Directive
Don't include pictures. Quote the lines below from the first through the line that contains "y radius=126pt, rotate=44];".

Collected data
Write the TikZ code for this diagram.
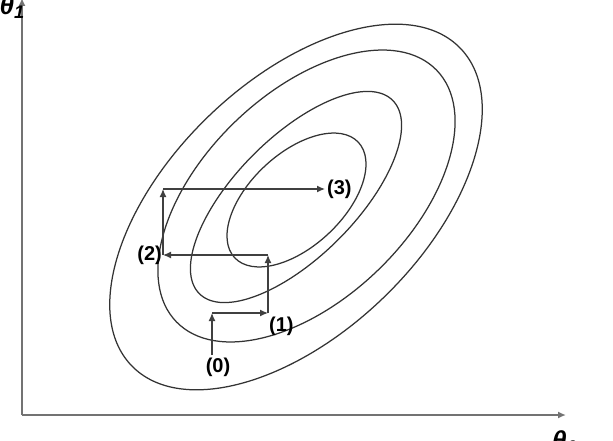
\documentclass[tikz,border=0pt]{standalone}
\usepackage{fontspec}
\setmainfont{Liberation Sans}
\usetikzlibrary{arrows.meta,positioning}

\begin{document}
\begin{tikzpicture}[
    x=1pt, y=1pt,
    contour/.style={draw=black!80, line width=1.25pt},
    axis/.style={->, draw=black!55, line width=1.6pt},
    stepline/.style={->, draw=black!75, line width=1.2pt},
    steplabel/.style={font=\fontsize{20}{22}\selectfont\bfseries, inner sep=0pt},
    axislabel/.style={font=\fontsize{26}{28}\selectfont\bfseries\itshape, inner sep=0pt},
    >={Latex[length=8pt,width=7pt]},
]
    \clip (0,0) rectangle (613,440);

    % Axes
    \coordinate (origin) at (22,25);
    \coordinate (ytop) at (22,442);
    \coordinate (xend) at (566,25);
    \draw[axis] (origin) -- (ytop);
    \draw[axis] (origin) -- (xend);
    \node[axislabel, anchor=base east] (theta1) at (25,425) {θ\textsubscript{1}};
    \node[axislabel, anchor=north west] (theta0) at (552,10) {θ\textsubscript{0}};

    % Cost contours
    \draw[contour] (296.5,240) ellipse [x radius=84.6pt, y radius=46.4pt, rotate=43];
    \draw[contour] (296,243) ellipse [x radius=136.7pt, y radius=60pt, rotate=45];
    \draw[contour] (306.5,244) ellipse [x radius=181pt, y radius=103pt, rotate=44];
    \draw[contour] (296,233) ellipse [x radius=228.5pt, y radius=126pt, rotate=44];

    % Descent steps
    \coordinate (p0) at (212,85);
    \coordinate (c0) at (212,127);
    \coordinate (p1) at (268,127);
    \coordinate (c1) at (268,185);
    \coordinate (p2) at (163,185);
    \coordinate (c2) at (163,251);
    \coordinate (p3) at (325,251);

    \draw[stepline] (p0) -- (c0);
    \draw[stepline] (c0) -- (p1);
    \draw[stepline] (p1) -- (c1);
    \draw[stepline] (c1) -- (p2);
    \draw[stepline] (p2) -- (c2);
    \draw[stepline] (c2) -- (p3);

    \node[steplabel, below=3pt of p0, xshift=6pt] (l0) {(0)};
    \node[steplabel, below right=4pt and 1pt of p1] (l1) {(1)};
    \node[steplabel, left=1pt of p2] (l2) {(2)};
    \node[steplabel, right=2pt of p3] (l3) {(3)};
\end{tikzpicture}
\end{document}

Written answer
Write the TikZ code for this diagram.
\documentclass[tikz,border=0pt]{standalone}
\usepackage{fontspec}
\setmainfont{Liberation Sans}
\usetikzlibrary{arrows.meta,positioning}

\begin{document}
\begin{tikzpicture}[
    x=1pt, y=1pt,
    contour/.style={draw=black!80, line width=1.25pt},
    axis/.style={->, draw=black!55, line width=1.6pt},
    stepline/.style={->, draw=black!75, line width=1.2pt},
    steplabel/.style={font=\fontsize{20}{22}\selectfont\bfseries, inner sep=0pt},
    axislabel/.style={font=\fontsize{26}{28}\selectfont\bfseries\itshape, inner sep=0pt},
    >={Latex[length=8pt,width=7pt]},
]
    \clip (0,0) rectangle (613,440);

    % Axes
    \coordinate (origin) at (22,25);
    \coordinate (ytop) at (22,442);
    \coordinate (xend) at (566,25);
    \draw[axis] (origin) -- (ytop);
    \draw[axis] (origin) -- (xend);
    \node[axislabel, anchor=base east] (theta1) at (25,425) {θ\textsubscript{1}};
    \node[axislabel, anchor=north west] (theta0) at (552,10) {θ\textsubscript{0}};

    % Cost contours
    \draw[contour] (296.5,240) ellipse [x radius=84.6pt, y radius=46.4pt, rotate=43];
    \draw[contour] (296,243) ellipse [x radius=136.7pt, y radius=60pt, rotate=45];
    \draw[contour] (306.5,244) ellipse [x radius=181pt, y radius=103pt, rotate=44];
    \draw[contour] (296,233) ellipse [x radius=228.5pt, y radius=126pt, rotate=44];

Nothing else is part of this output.